Yes, 'nr' here means nr_pages, which follows the convention of the 
parameters in contpte_xxx_() functions.

> now we're not saying they're necessarily contiguous in the sense of contpte...
> 
> I wonder whether we'd be better off introducing a new function that
> explicitly has 'batch' or 'batched' in the name, and have the usual
> contpte_***() stuff and callers that need batching using a new underlying helper?

OK. I get your point. However, this is outside the scope of my patchset.

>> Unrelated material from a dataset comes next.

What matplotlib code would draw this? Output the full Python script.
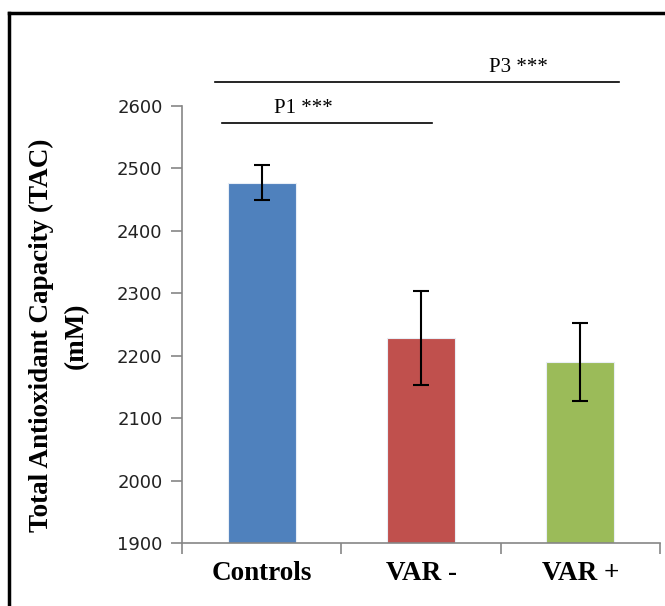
import matplotlib.pyplot as plt
from matplotlib.lines import Line2D

# Données
groupes = ['Controls', 'VAR -', 'VAR +']
valeurs_tac = [2477, 2228, 2190]
erreurs_tac = [28, 75, 62]
couleurs = ['#4F81BD', '#C0504D', '#9BBB59']
graduations_y = [1900, 2000, 2100, 2200, 2300, 2400, 2500, 2600]

# Comparaisons significatives : (debut, fin, hauteur de la ligne, texte)
comparaisons = [
    (-0.25, 1.07, 2573, 'P1 ***'),
    (-0.29, 2.24, 2638, 'P3 ***'),
]

fig = plt.figure(figsize=(6.65, 6.06), dpi=100)
ax = fig.add_axes([0.2737, 0.104, 0.7188, 0.721])

x = range(len(groupes))
ax.bar(x, valeurs_tac, width=0.425, color=couleurs, edgecolor='#e8eef6', linewidth=0.8, zorder=2)
ax.errorbar(x, valeurs_tac, yerr=erreurs_tac, fmt='none', ecolor='black', elinewidth=1.5,
            capsize=6, capthick=1.5, zorder=3)

ax.set_xlim(-0.5, 2.5)
ax.set_ylim(1900, 2600)
ax.set_yticks(graduations_y)
ax.set_yticklabels([str(v) for v in graduations_y], fontsize=13, family='DejaVu Sans', color='#222222')

# Graduations x aux limites des catégories, étiquettes au centre
ax.set_xticks([-0.5, 0.5, 1.5, 2.5])
ax.set_xticklabels([])
ax.set_xticks(list(x), minor=True)
ax.set_xticklabels(groupes, minor=True, fontsize=19.5, fontweight='bold', family='Liberation Serif')
ax.tick_params(axis='x', which='minor', length=0, pad=13)
ax.tick_params(axis='x', which='major', length=8, color='#868686', width=1.2)
ax.tick_params(axis='y', length=8, color='#868686', width=1.2, pad=6)

for s in ['top', 'right']:
    ax.spines[s].set_visible(False)
for s in ['left', 'bottom']:
    ax.spines[s].set_color('#868686')
    ax.spines[s].set_linewidth(1.2)

ax.set_ylabel('Total Antioxidant Capacity (TAC)\n(mM)', fontsize=19.5, fontweight='bold',
              family='Liberation Serif', linespacing=1.5)
ax.yaxis.set_label_coords(-0.195, 0.475)

# Lignes de significativité
for debut, fin, hauteur, texte in comparaisons:
    ax.plot([debut, fin], [hauteur, hauteur], color='black', linewidth=1.2, clip_on=False)
ax.text(0.26, 2581, comparaisons[0][3], fontsize=15, family='Liberation Serif',
        ha='center', va='bottom')
ax.text(1.61, 2646, comparaisons[1][3], fontsize=15, family='Liberation Serif',
        ha='center', va='bottom')

# Cadre noir autour de la figure (haut et gauche)
fig.add_artist(Line2D([9 / 665, 1.0], [1 - 13 / 606, 1 - 13 / 606], color='black', linewidth=2.5,
                      transform=fig.transFigure))
fig.add_artist(Line2D([9 / 665, 9 / 665], [0.0, 1 - 13 / 606], color='black', linewidth=2.5,
                      transform=fig.transFigure))

plt.savefig('out.png', dpi=100)
plt.close()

Perhaps we can clean up all the contpte_xxx_() functions if everyone 
agrees that this is confusing.

> Obviously I defer to Ryan on all this, just my thoughts...
> 
>>   extern void contpte_wrprotect_ptes(struct mm_struct *mm, unsigned long addr,
>>   				pte_t *ptep, unsigned int nr);
>>   extern int contpte_ptep_set_access_flags(struct vm_area_struct *vma,
>> @@ -1854,7 +1854,7 @@ static inline int ptep_test_and_clear_young(struct vm_area_struct *vma,
>>   	if (likely(!pte_valid_cont(orig_pte)))
>>   		return __ptep_test_and_clear_young(vma, addr, ptep);
>>
>> -	return contpte_ptep_test_and_clear_young(vma, addr, ptep);
>> +	return contpte_test_and_clear_young_ptes(vma, addr, ptep, CONT_PTES);
>>   }
>>
>>   #define __HAVE_ARCH_PTEP_CLEAR_YOUNG_FLUSH
>> @@ -1866,7 +1866,7 @@ static inline int ptep_clear_flush_young(struct vm_area_struct *vma,
>>   	if (likely(!pte_valid_cont(orig_pte)))
>>   		return __ptep_clear_flush_young(vma, addr, ptep);
>>
>> -	return contpte_ptep_clear_flush_young(vma, addr, ptep);
>> +	return contpte_clear_flush_young_ptes(vma, addr, ptep, CONT_PTES);
>>   }
>>
>>   #define wrprotect_ptes wrprotect_ptes
>> diff --git a/arch/arm64/mm/contpte.c b/arch/arm64/mm/contpte.c
>> index c0557945939c..19b122441be3 100644
>> --- a/arch/arm64/mm/contpte.c
>> +++ b/arch/arm64/mm/contpte.c
>> @@ -488,8 +488,9 @@ pte_t contpte_get_and_clear_full_ptes(struct mm_struct *mm,
>>   }
>>   EXPORT_SYMBOL_GPL(contpte_get_and_clear_full_ptes);
>>
>> -int contpte_ptep_test_and_clear_young(struct vm_area_struct *vma,
>> -					unsigned long addr, pte_t *ptep)
>> +int contpte_test_and_clear_young_ptes(struct vm_area_struct *vma,
>> +					unsigned long addr, pte_t *ptep,
>> +					unsigned int nr)
>>   {
>>   	/*
>>   	 * ptep_clear_flush_young() technically requires us to clear the access
>> @@ -500,39 +501,56 @@ int contpte_ptep_test_and_clear_young(struct vm_area_struct *vma,
>>   	 * having to unfold.
>>   	 */
> 
> Hmm shouldn't you need to update this comment now 'nr' is a thing? E.g.:
> 
> "And since we only create a contig range when the range is covered by a single
> folio, we can get away with clearing young for the whole contig range here, so
> we avoid having to unfold."

I think the original comments are still clear:
"
/*
  * ptep_clear_flush_young() technically requires us to clear the access
  * flag for a _single_ pte. However, the core-mm code actually tracks
  * access/dirty per folio, not per page. And since we only create a
  * contig range when the range is covered by a single folio, we can get
  * away with clearing young for the whole contig range here, so we avoid
  * having to unfold.
  */
"

> However now you're allowing for large folios that are not contpte?
> 
> Overall feeling pretty iffy about implementing this this way.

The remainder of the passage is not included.